**WRITTEN REQUEST**
Return, without pictures, the lines from the start of the data through the one that contains "plt.rcParams['mathtext.bf'] = 'Liberation".

## START

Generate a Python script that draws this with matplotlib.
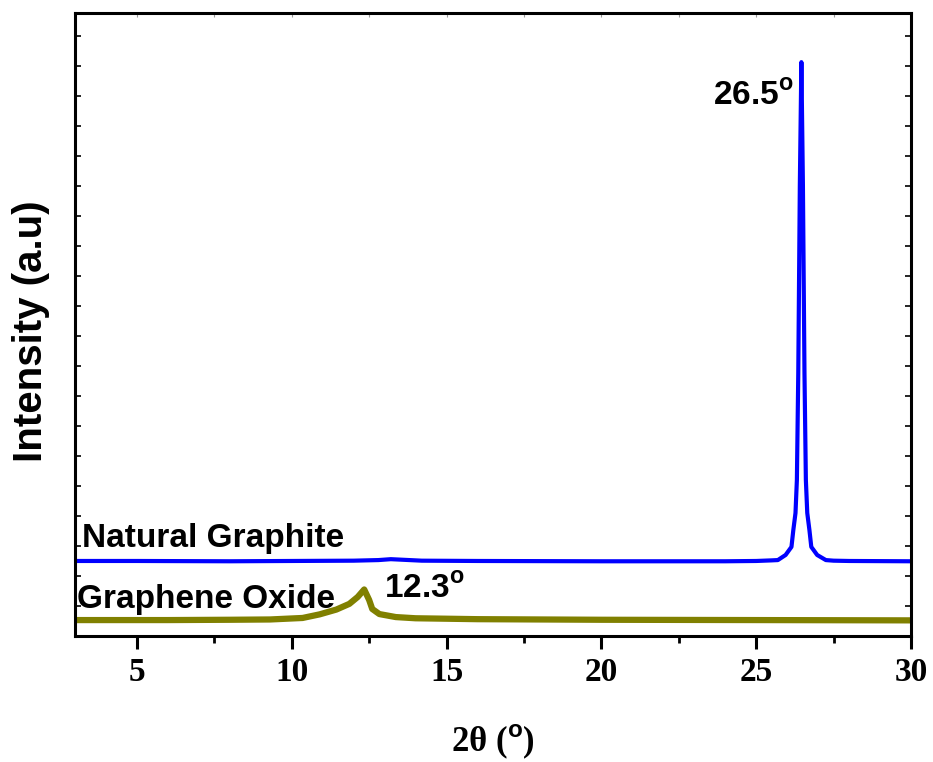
import matplotlib
matplotlib.use("Agg")
import matplotlib.pyplot as plt
from matplotlib.ticker import MultipleLocator

plt.rcParams['mathtext.fontset'] = 'custom'
plt.rcParams['mathtext.rm'] = 'Liberation Sans:bold'
plt.rcParams['mathtext.bf'] = 'Liberation Sans:bold'

# Natural Graphite (two-theta, intensity a.u.)
ng_x = [3.0, 5.0, 8.0, 10.0, 12.0, 12.8, 13.2, 13.6, 14.2, 16.0, 20.0, 24.0, 25.0, 25.5,
        25.70, 25.95, 26.14, 26.20, 26.27, 26.315, 26.36, 26.41, 26.46, 26.51, 26.56,
        26.605, 26.65, 26.72, 26.78, 26.97, 27.25, 27.5, 28.0, 30.0]
ng_y = [2.50, 2.50, 2.49, 2.50, 2.51, 2.53, 2.56, 2.54, 2.51, 2.50, 2.49, 2.49, 2.50, 2.52,
        2.53, 2.70, 2.97, 3.53, 4.10, 5.20, 8.77, 15.0, 19.13, 15.0, 8.77,
        5.20, 4.10, 3.53, 2.97, 2.70, 2.53, 2.51, 2.50, 2.49]

# Graphene Oxide
go_x = [3.0, 6.0, 8.0, 9.3, 10.35, 10.9, 11.44, 11.86, 12.13, 12.34, 12.5, 12.6, 12.83,
        13.36, 14.0, 16.0, 20.0, 25.0, 30.0]
go_y = [0.53, 0.53, 0.54, 0.55, 0.60, 0.72, 0.88, 1.07, 1.30, 1.55, 1.20, 0.90, 0.73,
        0.63, 0.59, 0.56, 0.54, 0.53, 0.52]

labels = ["Natural Graphite", "Graphene Oxide"]
peak_labels = ["26.5$^\\mathrm{o}$", "12.3$^\\mathrm{o}$"]

fig = plt.figure(figsize=(9.33, 7.62), dpi=100)
ax = fig.add_axes([0.0804, 0.1654, 0.8960, 0.8176])

ax.plot(ng_x, ng_y, color='#0000FF', lw=3.0, solid_joinstyle='round')
ax.plot(go_x, go_y, color='#808000', lw=4.5, solid_joinstyle='round')

ax.set_xlim(3, 30)
ax.set_ylim(0, 20.77)

ax.xaxis.set_major_locator(MultipleLocator(5))
ax.xaxis.set_minor_locator(MultipleLocator(2.5))
ax.yaxis.set_major_locator(MultipleLocator(1))
ax.set_yticklabels([])

ax.tick_params(axis='x', which='major', direction='out', length=9, width=2.2,
               bottom=True, top=False, pad=6)
ax.tick_params(axis='x', which='minor', direction='out', length=5, width=2.0,
               bottom=True, top=False)
ax.tick_params(axis='y', which='major', direction='in', length=4, width=1.2,
               left=True, right=True, labelleft=False)

# top inward ticks
axt = ax.secondary_xaxis('top')
axt.xaxis.set_major_locator(MultipleLocator(2.5))
axt.tick_params(direction='in', length=3, width=0.8, colors='#999999', labeltop=False)
axt.set_xticklabels([])
axt.spines['top'].set_visible(False)

for s in ax.spines.values():
    s.set_linewidth(2.2)

for lab in ax.get_xticklabels():
    lab.set_fontfamily('Liberation Serif')
    lab.set_fontweight('bold')
    lab.set_fontsize(24)

ax.set_xlabel("2θ ($^\\mathrm{o}$)", fontfamily='Liberation Serif', fontweight='bold',
              fontsize=25, labelpad=25)
ax.set_ylabel("Intensity (a.u)", fontfamily='Liberation Sans', fontweight='bold',
              fontsize=29)
ax.yaxis.set_label_coords(-0.030, 0.49)

tk = dict(fontfamily='Liberation Sans', fontweight='bold', fontsize=24, va='baseline', ha='left')
ax.text(3.23, 2.97, labels[0], **tk)
ax.text(3.06, 0.93, labels[1], **tk)
ax.text(23.62, 17.7, peak_labels[0], **tk)
ax.text(12.99, 1.27, peak_labels[1], **tk)

fig.savefig("out.png", dpi=100)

## END

**REPLY TO THE TASK**
Generate a Python script that draws this with matplotlib.
import matplotlib
matplotlib.use("Agg")
import matplotlib.pyplot as plt
from matplotlib.ticker import MultipleLocator

plt.rcParams['mathtext.fontset'] = 'custom'
plt.rcParams['mathtext.rm'] = 'Liberation Sans:bold'
plt.rcParams['mathtext.bf'] = 'Liberation Sans:bold'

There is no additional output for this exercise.